Researchers Discover Large Galaxies Strip Star-Making Gas From Nearby Smaller Galaxies
Astronomers published new research this week, discovering that small satellite galaxies contain less molecular gas in their centers. The team says that large galaxies are known to strip away gas occupying the space between the stars of smaller satellite galaxies. They now know that the larger galaxies can strip away molecular gas at the center of the smaller galaxies, which is the type of gas the smaller galaxies that need to create new stars.
The lead author of the new research is Dr. Adam Stevens, an astrophysicist from UW who works for the International Center for Radio Astronomy Research.

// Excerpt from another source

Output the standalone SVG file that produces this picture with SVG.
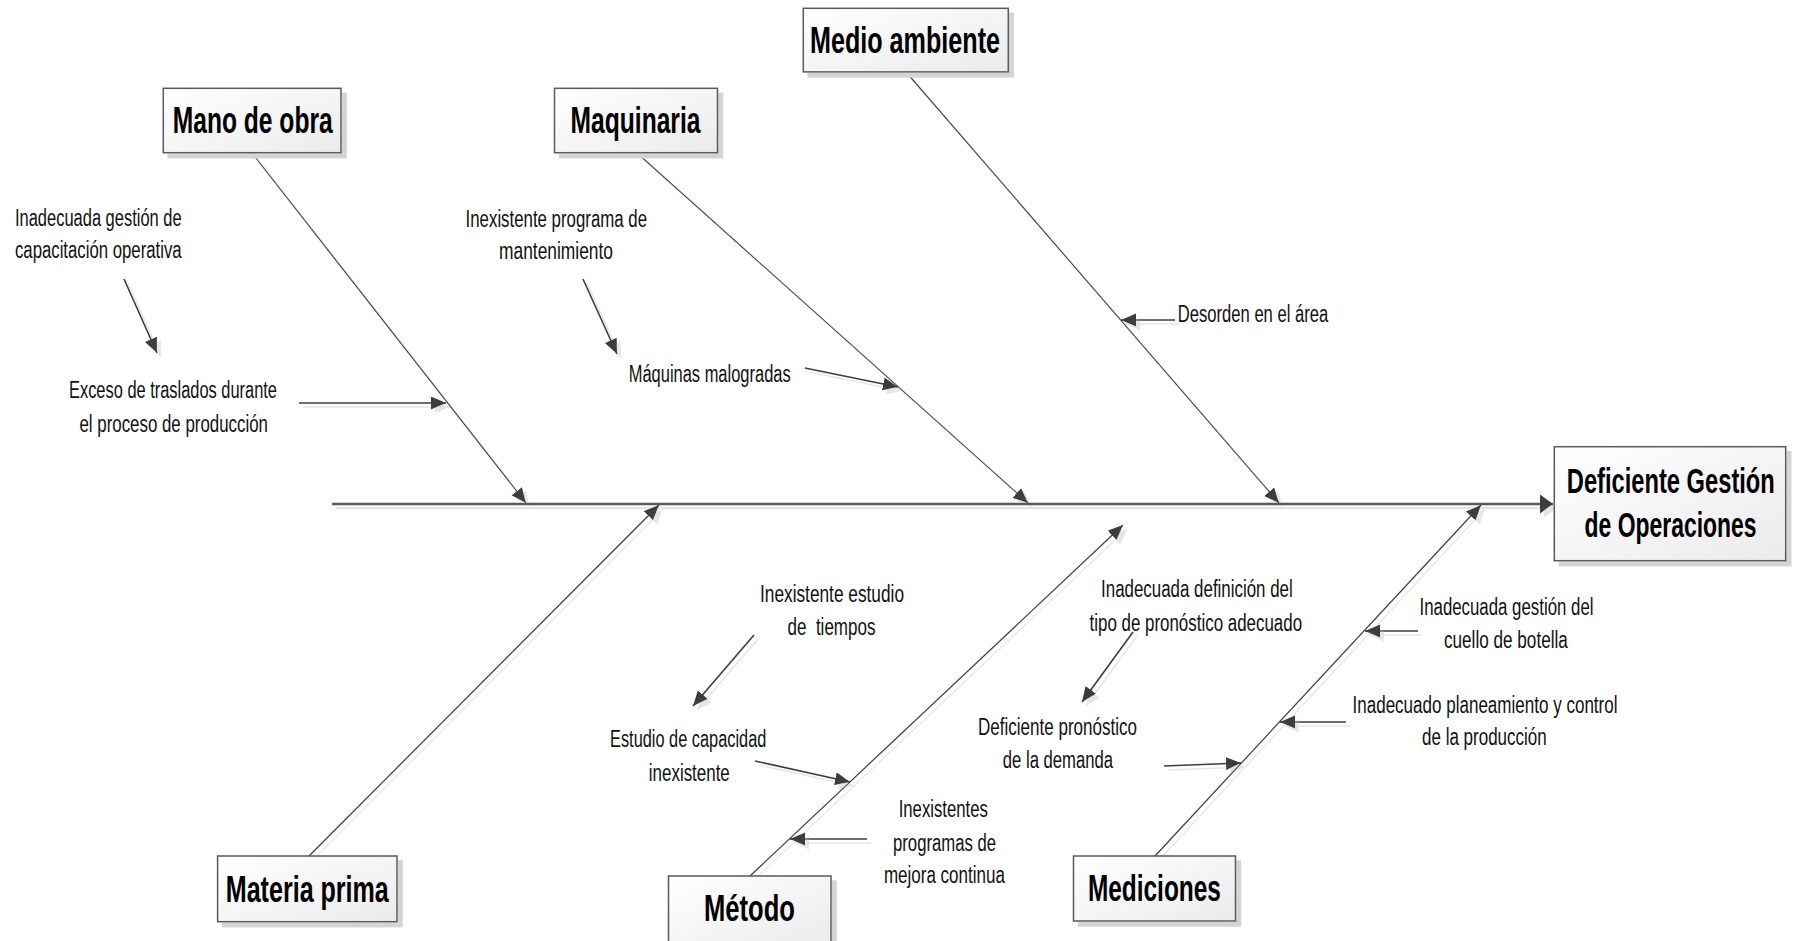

Stevens says the study provides scientists with new systemic evidence that small galaxies everywhere lose some molecular gas when they get close to a larger galaxy and the larger hot gas halo surrounding that massive galaxy. The continued acquisition of gas is how galaxies grow and can form new stars.

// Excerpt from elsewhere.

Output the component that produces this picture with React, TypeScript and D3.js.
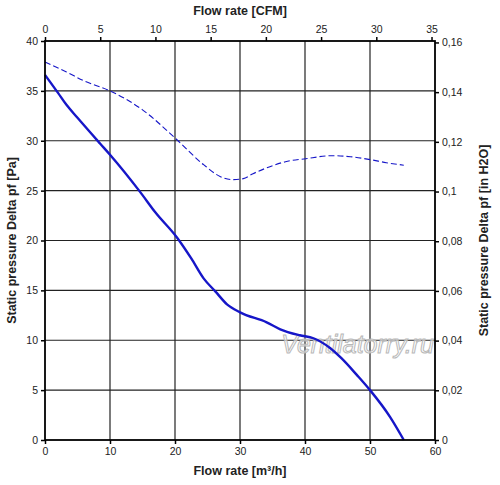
import { useEffect, useRef } from 'react'
import * as d3 from 'd3'

// ── data ────────────────────────────────────────────────────────────────────
const flowM3h   = [0, 2, 3.3, 5, 8.5, 10, 14.6, 17, 20.3, 22.5, 24.4, 26.2, 28, 30, 34.1, 36.2, 39.2, 41.3, 43.9, 45.6, 48, 50, 53.1, 55.2]
const pressPa   = [36.6, 34.8, 33.6, 32.3, 29.7, 28.6, 24.9, 22.8, 20.3, 18.2, 16.2, 14.9, 13.6, 12.8, 11.8, 11.1, 10.5, 10.2, 9.2, 8.2, 6.5, 5.0, 2.3, 0]
const flowM3hB  = [0, 3.3, 6, 10, 15, 20.3, 24.4, 27, 29, 30.5, 32, 34.6, 37, 40.1, 44.1, 47, 50.1, 52.5, 55.2]
const pressPaB  = [37.9, 36.9, 36.0, 35.0, 33.1, 30.1, 27.6, 26.4, 26.1, 26.2, 26.7, 27.4, 27.9, 28.2, 28.5, 28.4, 28.1, 27.8, 27.55]

const xTicksM3h = [0, 10, 20, 30, 40, 50, 60]
const xTicksCfm = [0, 5, 10, 15, 20, 25, 30, 35]
const yTicksPa  = [0, 5, 10, 15, 20, 25, 30, 35, 40]
const yTicksIn  = [0, 0.02, 0.04, 0.06, 0.08, 0.1, 0.12, 0.14, 0.16]

const CFM_TO_M3H  = 1.699
const INH2O_TO_PA = 249.09

// ── constants ───────────────────────────────────────────────────────────────
const W = 500, H = 485
const M = { left: 45, right: 435, top: 41, bottom: 440 }
const FONT  = 'Arial, "Liberation Sans", sans-serif'
const BLUE  = '#1616c8'
const INK   = '#222'

export default function App() {
  const ref = useRef<SVGSVGElement>(null)

  useEffect(() => {
    if (!ref.current) return
    const svg = d3.select(ref.current)
    svg.selectAll('*').remove()

    const x    = d3.scaleLinear().domain([0, 60]).range([M.left, M.right])
    const y    = d3.scaleLinear().domain([0, 40]).range([M.bottom, M.top])
    const xCfm = d3.scaleLinear().domain([0, 35]).range([x(0), x(35 * CFM_TO_M3H)])
    const yIn  = d3.scaleLinear().domain([0, 0.16]).range([y(0), y(0.16 * INH2O_TO_PA)])

    // ── grid ────────────────────────────────────────────────────────────────
    const grid = svg.append('g').attr('stroke', '#222').attr('stroke-width', 1.2)
    grid.selectAll('line.v')
      .data(xTicksM3h.slice(1, -1))
      .join('line')
        .attr('x1', d => x(d)).attr('x2', d => x(d))
        .attr('y1', M.top).attr('y2', M.bottom)
    grid.selectAll('line.h')
      .data(yTicksPa.slice(1, -1))
      .join('line')
        .attr('x1', M.left).attr('x2', M.right)
        .attr('y1', d => y(d)).attr('y2', d => y(d))

    // ── watermark ───────────────────────────────────────────────────────────
    svg.append('text')
      .attr('x', 434).attr('y', 353)
      .attr('text-anchor', 'end')
      .attr('font-family', FONT).attr('font-size', 25).attr('font-style', 'italic')
      .attr('fill', '#fff').attr('fill-opacity', 0.6)
      .attr('stroke', '#b8b8b8').attr('stroke-width', 1)
      .text('Ventilatorry.ru')

    // ── curves ──────────────────────────────────────────────────────────────
    const line = d3.line<[number, number]>()
      .x(d => x(d[0])).y(d => y(d[1]))
      .curve(d3.curveMonotoneX)

    svg.append('path')
      .datum(flowM3hB.map((v, i) => [v, pressPaB[i]] as [number, number]))
      .attr('fill', 'none').attr('stroke', BLUE)
      .attr('stroke-width', 1.1).attr('stroke-dasharray', '6,3')
      .attr('d', line)

    svg.append('path')
      .datum(flowM3h.map((v, i) => [v, pressPa[i]] as [number, number]))
      .attr('fill', 'none').attr('stroke', BLUE)
      .attr('stroke-width', 2.4).attr('stroke-linejoin', 'round')
      .attr('d', line)

    // ── frame ───────────────────────────────────────────────────────────────
    svg.append('rect')
      .attr('x', M.left).attr('y', M.top)
      .attr('width', M.right - M.left).attr('height', M.bottom - M.top)
      .attr('fill', 'none').attr('stroke', '#000').attr('stroke-width', 1.8)

    // ── axes ────────────────────────────────────────────────────────────────
    const style = (gg: d3.Selection<SVGGElement, unknown, null, undefined>) => {
      gg.select('.domain').remove()
      gg.selectAll('line').attr('stroke', '#000').attr('stroke-width', 1.5)
      gg.selectAll('text').attr('fill', INK).attr('font-size', 10.5).attr('font-family', FONT)
    }
    const comma = (v: d3.NumberValue) => (+v === 0 ? '0' : String(+v).replace('.', ','))

    svg.append('g')
      .attr('transform', `translate(0,${M.bottom})`)
      .call(d3.axisBottom(x).tickValues(xTicksM3h).tickSize(4).tickPadding(4))
      .call(style)

    svg.append('g')
      .attr('transform', `translate(0,${M.top})`)
      .call(d3.axisTop(xCfm).tickValues(xTicksCfm).tickSize(4).tickPadding(4))
      .call(style)

    svg.append('g')
      .attr('transform', `translate(${M.left},0)`)
      .call(d3.axisLeft(y).tickValues(yTicksPa).tickSize(4).tickPadding(3))
      .call(style)

    svg.append('g')
      .attr('transform', `translate(${M.right},0)`)
      .call(d3.axisRight(yIn).tickValues(yTicksIn).tickSize(4).tickPadding(3).tickFormat(comma))
      .call(style)

    // ── axis titles ─────────────────────────────────────────────────────────
    const title = (t: string) => svg.append('text')
      .attr('text-anchor', 'middle')
      .attr('font-family', FONT).attr('font-size', 12.5).attr('font-weight', 'bold')
      .attr('fill', INK)
      .text(t)

    title('Flow rate [m³/h]').attr('x', 240).attr('y', 475)
    title('Flow rate [CFM]').attr('x', 240).attr('y', 15)
    title('Static pressure Delta pf [Pa]')
      .attr('transform', `translate(16,${(M.top + M.bottom) / 2}) rotate(-90)`)
    title('Static pressure Delta pf [in H2O]')
      .attr('transform', `translate(488,${(M.top + M.bottom) / 2}) rotate(-90)`)
  }, [])

  return (
    <svg
      ref={ref}
      width={W}
      height={H}
      viewBox={`0 0 ${W} ${H}`}
      style={{ position: 'absolute', left: 0, top: 0, background: '#fff' }}
    />
  )
}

Without a supply of gas, galaxies stagnate. While researchers have known for a long time that large galaxies can strip atomic gas from the outskirts of the small galaxies, this is the first time they've been able to test with molecular gas in the same detail. Galaxies don't typically live alone. They usually have other galaxies around them. When a galaxy moves through the hot intergalactic medium or a larger galaxy halo, some cold gas in that galaxy is stripped away.
Scientists say this is a fast-acting process known as ram pressure stripping. The research involved a global collaboration of scientists with team members hailing from the University of Maryland, Max Planck Institute for Astronomy, University of Heidelberg, Harvard-Smithsonian Center for Astrophysics, University of Bologna, and Massachusetts Institute of Technology. The team notes that molecular gas is very difficult to detect directly.
For the study, the team used a state-of-the-art cosmological simulation. It made direct predictions for the amount of atomic and molecular gas that should be observed by specific surveys via the Arecibo telescope in Puerto Rico and the IRAM 30-meter telescope in Spain. Actual observations were then taken from the telescopes and compared to the original predictions. The team says they were very close.